┌──
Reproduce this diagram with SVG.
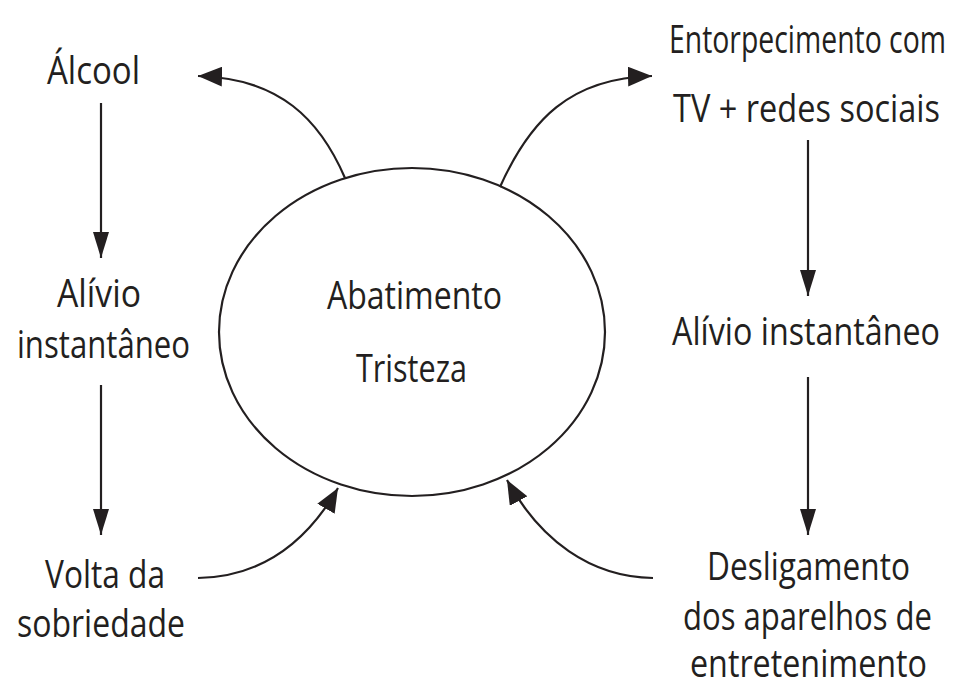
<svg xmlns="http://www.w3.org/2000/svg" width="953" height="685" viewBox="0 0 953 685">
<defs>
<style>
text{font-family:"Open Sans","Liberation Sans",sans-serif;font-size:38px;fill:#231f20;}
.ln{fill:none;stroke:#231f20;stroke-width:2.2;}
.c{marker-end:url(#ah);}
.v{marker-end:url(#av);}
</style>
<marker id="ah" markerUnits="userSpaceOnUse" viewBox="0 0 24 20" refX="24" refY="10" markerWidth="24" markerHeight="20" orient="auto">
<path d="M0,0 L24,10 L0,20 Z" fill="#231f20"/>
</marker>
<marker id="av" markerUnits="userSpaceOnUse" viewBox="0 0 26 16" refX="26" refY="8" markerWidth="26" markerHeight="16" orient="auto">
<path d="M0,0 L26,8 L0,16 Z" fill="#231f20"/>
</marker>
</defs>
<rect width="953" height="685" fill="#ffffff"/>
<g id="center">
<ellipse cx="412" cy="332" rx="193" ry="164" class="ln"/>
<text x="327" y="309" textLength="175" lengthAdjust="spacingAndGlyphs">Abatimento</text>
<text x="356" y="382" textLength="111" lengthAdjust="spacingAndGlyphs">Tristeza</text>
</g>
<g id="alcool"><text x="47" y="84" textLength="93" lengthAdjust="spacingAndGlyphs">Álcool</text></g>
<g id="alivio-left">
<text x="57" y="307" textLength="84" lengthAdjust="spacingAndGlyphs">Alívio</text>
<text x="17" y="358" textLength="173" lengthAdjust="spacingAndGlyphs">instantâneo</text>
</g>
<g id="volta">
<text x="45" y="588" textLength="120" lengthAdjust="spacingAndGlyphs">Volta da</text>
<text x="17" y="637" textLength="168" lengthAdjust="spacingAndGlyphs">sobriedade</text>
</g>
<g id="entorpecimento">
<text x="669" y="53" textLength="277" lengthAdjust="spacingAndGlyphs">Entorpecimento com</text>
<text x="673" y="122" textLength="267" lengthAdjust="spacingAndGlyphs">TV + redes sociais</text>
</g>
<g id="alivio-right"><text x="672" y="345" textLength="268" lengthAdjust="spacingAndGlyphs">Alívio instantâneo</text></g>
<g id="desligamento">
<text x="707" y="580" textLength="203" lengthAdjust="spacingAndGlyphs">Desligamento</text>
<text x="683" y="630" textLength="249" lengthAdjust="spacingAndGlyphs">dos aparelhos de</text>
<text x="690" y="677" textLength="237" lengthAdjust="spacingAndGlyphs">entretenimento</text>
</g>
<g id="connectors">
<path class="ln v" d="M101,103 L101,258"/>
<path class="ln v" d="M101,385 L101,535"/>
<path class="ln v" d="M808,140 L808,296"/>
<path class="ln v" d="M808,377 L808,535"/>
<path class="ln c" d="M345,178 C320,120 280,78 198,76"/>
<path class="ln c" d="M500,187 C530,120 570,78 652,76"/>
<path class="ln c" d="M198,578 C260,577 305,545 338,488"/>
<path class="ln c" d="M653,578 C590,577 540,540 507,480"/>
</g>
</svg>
└──
▶ Exercise prompt
Reproduce the material word for word. Any pictures should be left out of the copy.

▶ Exercise answer
Reproduce this diagram with SVG.
<svg xmlns="http://www.w3.org/2000/svg" width="953" height="685" viewBox="0 0 953 685">
<defs>
<style>
text{font-family:"Open Sans","Liberation Sans",sans-serif;font-size:38px;fill:#231f20;}
.ln{fill:none;stroke:#231f20;stroke-width:2.2;}
.c{marker-end:url(#ah);}
.v{marker-end:url(#av);}
</style>
<marker id="ah" markerUnits="userSpaceOnUse" viewBox="0 0 24 20" refX="24" refY="10" markerWidth="24" markerHeight="20" orient="auto">
<path d="M0,0 L24,10 L0,20 Z" fill="#231f20"/>
</marker>
<marker id="av" markerUnits="userSpaceOnUse" viewBox="0 0 26 16" refX="26" refY="8" markerWidth="26" markerHeight="16" orient="auto">
<path d="M0,0 L26,8 L0,16 Z" fill="#231f20"/>
</marker>
</defs>
<rect width="953" height="685" fill="#ffffff"/>
<g id="center">
<ellipse cx="412" cy="332" rx="193" ry="164" class="ln"/>
<text x="327" y="309" textLength="175" lengthAdjust="spacingAndGlyphs">Abatimento</text>
<text x="356" y="382" textLength="111" lengthAdjust="spacingAndGlyphs">Tristeza</text>
</g>
<g id="alcool"><text x="47" y="84" textLength="93" lengthAdjust="spacingAndGlyphs">Álcool</text></g>
<g id="alivio-left">
<text x="57" y="307" textLength="84" lengthAdjust="spacingAndGlyphs">Alívio</text>
<text x="17" y="358" textLength="173" lengthAdjust="spacingAndGlyphs">instantâneo</text>
</g>
<g id="volta">
<text x="45" y="588" textLength="120" lengthAdjust="spacingAndGlyphs">Volta da</text>
<text x="17" y="637" textLength="168" lengthAdjust="spacingAndGlyphs">sobriedade</text>
</g>
<g id="entorpecimento">
<text x="669" y="53" textLength="277" lengthAdjust="spacingAndGlyphs">Entorpecimento com</text>
<text x="673" y="122" textLength="267" lengthAdjust="spacingAndGlyphs">TV + redes sociais</text>
</g>
<g id="alivio-right"><text x="672" y="345" textLength="268" lengthAdjust="spacingAndGlyphs">Alívio instantâneo</text></g>
<g id="desligamento">
<text x="707" y="580" textLength="203" lengthAdjust="spacingAndGlyphs">Desligamento</text>
<text x="683" y="630" textLength="249" lengthAdjust="spacingAndGlyphs">dos aparelhos de</text>
<text x="690" y="677" textLength="237" lengthAdjust="spacingAndGlyphs">entretenimento</text>
</g>
<g id="connectors">
<path class="ln v" d="M101,103 L101,258"/>
<path class="ln v" d="M101,385 L101,535"/>
<path class="ln v" d="M808,140 L808,296"/>
<path class="ln v" d="M808,377 L808,535"/>
<path class="ln c" d="M345,178 C320,120 280,78 198,76"/>
<path class="ln c" d="M500,187 C530,120 570,78 652,76"/>
<path class="ln c" d="M198,578 C260,577 305,545 338,488"/>
<path class="ln c" d="M653,578 C590,577 540,540 507,480"/>
</g>
</svg>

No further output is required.